*Excerpt from a dataset*.
-=-=-=-=-

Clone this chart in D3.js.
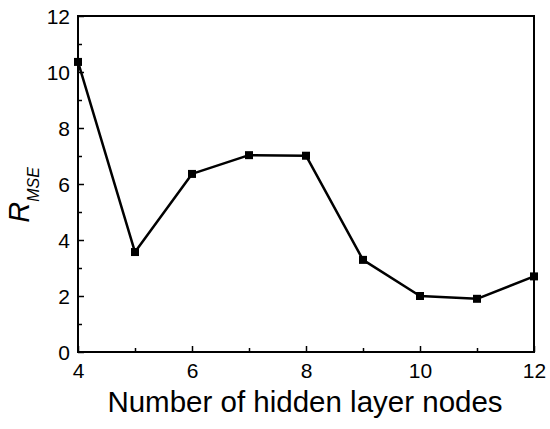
<!DOCTYPE html>
<html><head><meta charset="utf-8">
<script src="https://cdn.jsdelivr.net/npm/d3@7"></script>
<style>body{margin:0;background:#fff}svg{display:block}text{font-family:"Liberation Sans",Arial,sans-serif;fill:#000}</style>
</head><body><svg id="c" width="550" height="429"></svg>
<script>
const nodes = [4, 5, 6, 7, 8, 9, 10, 11, 12];
const rmse = [10.36, 3.57, 6.36, 7.03, 7.01, 3.29, 2.0, 1.9, 2.7];
const xTicks = [4, 6, 8, 10, 12];
const yTicks = [0, 2, 4, 6, 8, 10, 12];

const svg = d3.select("#c");
const L = 78, R = 534, T = 16, B = 352;
const x = d3.scaleLinear().domain([4, 12]).range([L, R]);
const y = d3.scaleLinear().domain([0, 12]).range([B, T]);

// frame
svg.append("rect").attr("x", L).attr("y", T).attr("width", R - L).attr("height", B - T)
  .attr("fill", "none").attr("stroke", "#000").attr("stroke-width", 2);

// x axis ticks inward
const xAx = svg.append("g").attr("transform", `translate(0,${B})`)
  .call(d3.axisBottom(x).tickValues(xTicks).tickSize(-6).tickPadding(11).tickFormat(d3.format("d")));
svg.append("g").attr("transform", `translate(0,${B})`)
  .call(d3.axisBottom(x).tickValues([5, 7, 9, 11]).tickSize(-4).tickFormat(""))
  .call(g => g.select(".domain").remove());
const yAx = svg.append("g").attr("transform", `translate(${L},0)`)
  .call(d3.axisLeft(y).tickValues(yTicks).tickSize(-6).tickPadding(8).tickFormat(d3.format("d")));
svg.append("g").attr("transform", `translate(${L},0)`)
  .call(d3.axisLeft(y).tickValues([1, 3, 5, 7, 9, 11]).tickSize(-4).tickFormat(""))
  .call(g => g.select(".domain").remove());
svg.selectAll(".domain").remove();
svg.selectAll(".tick line").attr("stroke", "#000").attr("stroke-width", 1.5);
svg.selectAll(".tick text").attr("font-size", 21).attr("font-family", "Liberation Sans, Arial, sans-serif").attr("fill", "#000");
yAx.selectAll(".tick text").attr("dy", "0.36em");

// line
const line = d3.line().x((d, i) => x(nodes[i])).y(d => y(d));
svg.append("path").datum(rmse).attr("d", line).attr("fill", "none")
  .attr("stroke", "#000").attr("stroke-width", 2.5).attr("stroke-linejoin", "round");
const s = 8;
svg.selectAll("rect.m").data(rmse).join("rect").attr("class", "m")
  .attr("x", (d, i) => x(nodes[i]) - s / 2).attr("y", d => y(d) - s / 2)
  .attr("width", s).attr("height", s).attr("fill", "#000");

// labels
svg.append("text").attr("x", 305).attr("y", 412).attr("text-anchor", "middle")
  .attr("font-size", 29.5).text("Number of hidden layer nodes");
const yl = svg.append("text").attr("transform", "translate(29,195) rotate(-90)").attr("text-anchor", "middle")
  .attr("font-style", "italic");
yl.append("tspan").attr("font-size", 29).text("R");
yl.append("tspan").attr("font-size", 16).attr("dy", 10).text("MSE");
</script></body></html>
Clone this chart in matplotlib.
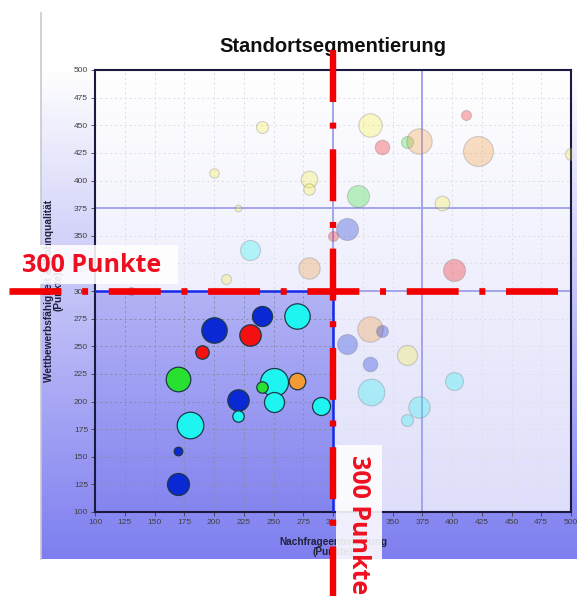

-=-=-=-=-

*WORK INSTRUCTIONS*.
Quote all of the entries word for word, omitting any pictures.

*ANSWER TO THIS EXERCISE*.
Clone this chart in D3.js.
<!DOCTYPE html>
<html><head><meta charset="utf-8">
<script src="https://cdn.jsdelivr.net/npm/d3@7"></script>
<style>body{margin:0;background:#fff}svg{display:block}text{font-family:"Liberation Sans",Arial,sans-serif;fill:#000}</style>
</head><body><svg id="c" width="550" height="429"></svg>
<script>
const nodes = [4, 5, 6, 7, 8, 9, 10, 11, 12];
const rmse = [10.36, 3.57, 6.36, 7.03, 7.01, 3.29, 2.0, 1.9, 2.7];
const xTicks = [4, 6, 8, 10, 12];
const yTicks = [0, 2, 4, 6, 8, 10, 12];

const svg = d3.select("#c");
const L = 78, R = 534, T = 16, B = 352;
const x = d3.scaleLinear().domain([4, 12]).range([L, R]);
const y = d3.scaleLinear().domain([0, 12]).range([B, T]);

// frame
svg.append("rect").attr("x", L).attr("y", T).attr("width", R - L).attr("height", B - T)
  .attr("fill", "none").attr("stroke", "#000").attr("stroke-width", 2);

// x axis ticks inward
const xAx = svg.append("g").attr("transform", `translate(0,${B})`)
  .call(d3.axisBottom(x).tickValues(xTicks).tickSize(-6).tickPadding(11).tickFormat(d3.format("d")));
svg.append("g").attr("transform", `translate(0,${B})`)
  .call(d3.axisBottom(x).tickValues([5, 7, 9, 11]).tickSize(-4).tickFormat(""))
  .call(g => g.select(".domain").remove());
const yAx = svg.append("g").attr("transform", `translate(${L},0)`)
  .call(d3.axisLeft(y).tickValues(yTicks).tickSize(-6).tickPadding(8).tickFormat(d3.format("d")));
svg.append("g").attr("transform", `translate(${L},0)`)
  .call(d3.axisLeft(y).tickValues([1, 3, 5, 7, 9, 11]).tickSize(-4).tickFormat(""))
  .call(g => g.select(".domain").remove());
svg.selectAll(".domain").remove();
svg.selectAll(".tick line").attr("stroke", "#000").attr("stroke-width", 1.5);
svg.selectAll(".tick text").attr("font-size", 21).attr("font-family", "Liberation Sans, Arial, sans-serif").attr("fill", "#000");
yAx.selectAll(".tick text").attr("dy", "0.36em");

// line
const line = d3.line().x((d, i) => x(nodes[i])).y(d => y(d));
svg.append("path").datum(rmse).attr("d", line).attr("fill", "none")
  .attr("stroke", "#000").attr("stroke-width", 2.5).attr("stroke-linejoin", "round");
const s = 8;
svg.selectAll("rect.m").data(rmse).join("rect").attr("class", "m")
  .attr("x", (d, i) => x(nodes[i]) - s / 2).attr("y", d => y(d) - s / 2)
  .attr("width", s).attr("height", s).attr("fill", "#000");

// labels
svg.append("text").attr("x", 305).attr("y", 412).attr("text-anchor", "middle")
  .attr("font-size", 29.5).text("Number of hidden layer nodes");
const yl = svg.append("text").attr("transform", "translate(29,195) rotate(-90)").attr("text-anchor", "middle")
  .attr("font-style", "italic");
yl.append("tspan").attr("font-size", 29).text("R");
yl.append("tspan").attr("font-size", 16).attr("dy", 10).text("MSE");
</script></body></html>
Clone this chart in matplotlib.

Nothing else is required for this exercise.